The vote in 1970 in the U.S. Senate for the Clean Air Act was 73-0. The House of Representatives earlier passed its version 374-1. The final bill was signed by President Nixon. 

“As we sign this bill in this room,” Nixon said, “we can look back and say, in the Roosevelt Room…we signed a historic piece of legislation that puts us far down the road toward a goal that Theodore Roosevelt, 70 years ago, spoke eloquently about: a goal of clean air, clean water, and open spaces for the future generations of America.”

The Roosevelt link has special meaning to we on Long Island considering TR’s residence in Sagamore Hill on Long Island from 1885 until his death in 1919.

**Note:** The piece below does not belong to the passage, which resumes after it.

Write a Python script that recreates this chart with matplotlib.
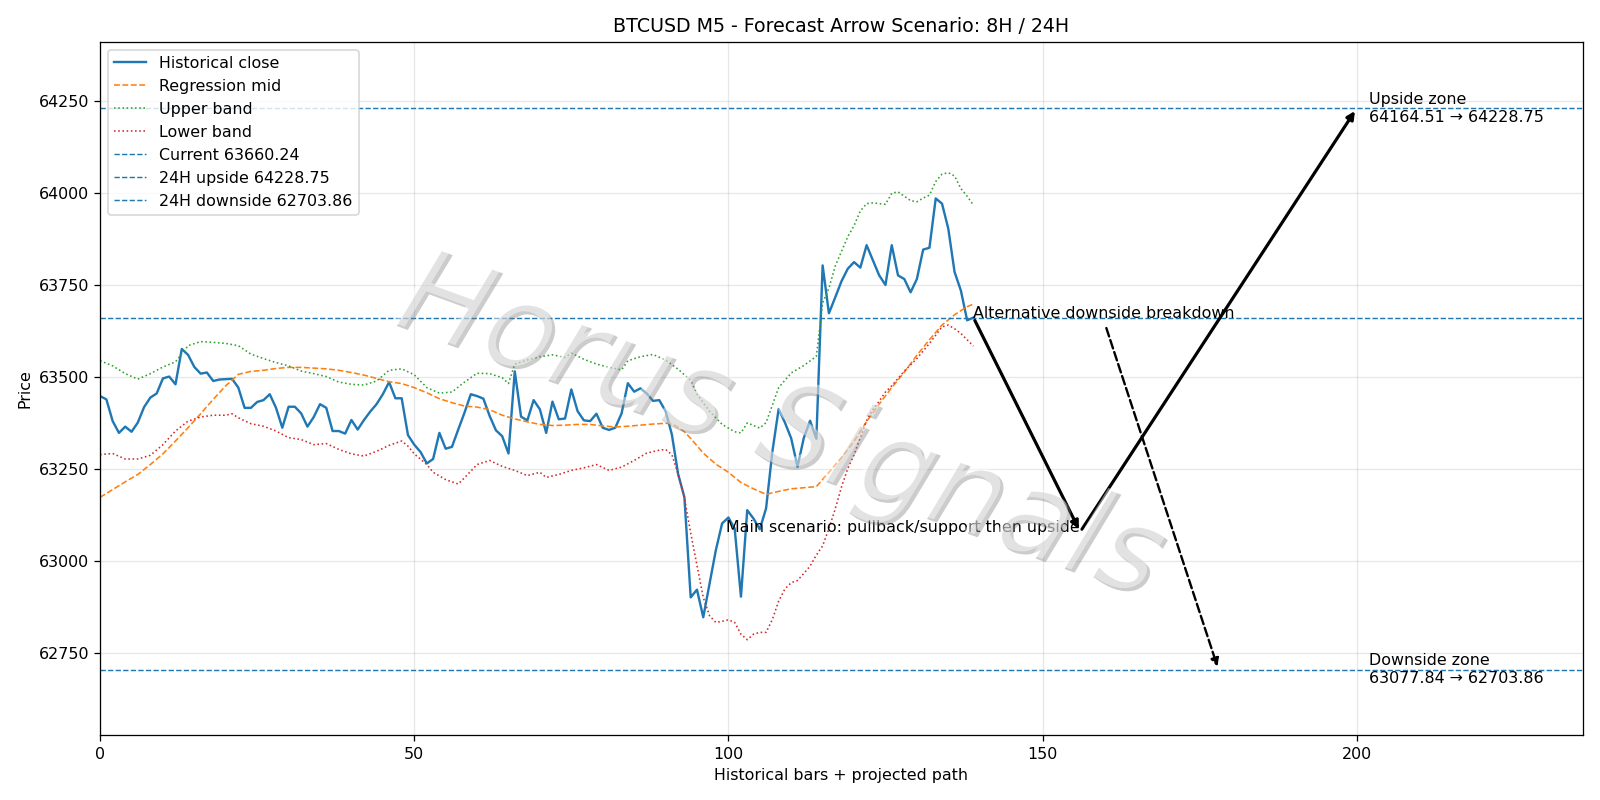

Bob DeLuca, president of the Suffolk-based Group for the East End, said the ruling “flies in the face of sound science and effective environmental policy. The decision essentially ties the EPA’s hands from developing a nationwide regulatory strategy for carbon emissions on a theory that Congress could not have intended to empower the EPA to address matters of substantial national consequence without further action by Congress. By arguing that Congress could have never intended the EPA to actually do its job comprehensively—an odd view given the existence of a national Clean Air Act—the court significantly diminished the authority of the EPA when it comes to one of the most consequential environmental issues of our time,” he said. 

“Moreover, by dropping the matter back in the lap of a Congress mired in conflict and endless stalemates over substantive legislation, the court assured its decision would hold indefinitely,” he continued. “These are very smart people and they surely knew what the outcome would be.”

“For those of us in the conservation community and I assume many concerned citizens in general, the weakening of government’s authority to address climate change comprehensively is a blow to important progress that needs to be made immediately, and places substantial new pressure on state and local governments to fill the void,” DeLuca told me. 

In the current issue of The New Yorker, Jeannie Suk Gersen pointed to former President Trump, whose three appointments of Supreme Court justices turned the court radically conservative. She wrote “in addition to an attempted coup, we have him to thank for 2022’s becoming the turning point of the Supreme Court’s conservative revolution. In a single week in late June, the conservative justices asserted their recently consolidated power by expanding gun rights, demolishing the right to abortion, blowing a hole in the wall between the church and state and curtailing the ability to combat climate change.” (Through his candidacy and presidency, Trump routinely dismissed climate change as a “hoax.”)

Karl Grossman is a veteran investigative reporter and columnist, the winner of numerous awards for his work and a member of the L.I. Journalism Hall of Fame. He is a professor of journalism at SUNY/College at Old Westbury and the author of six books.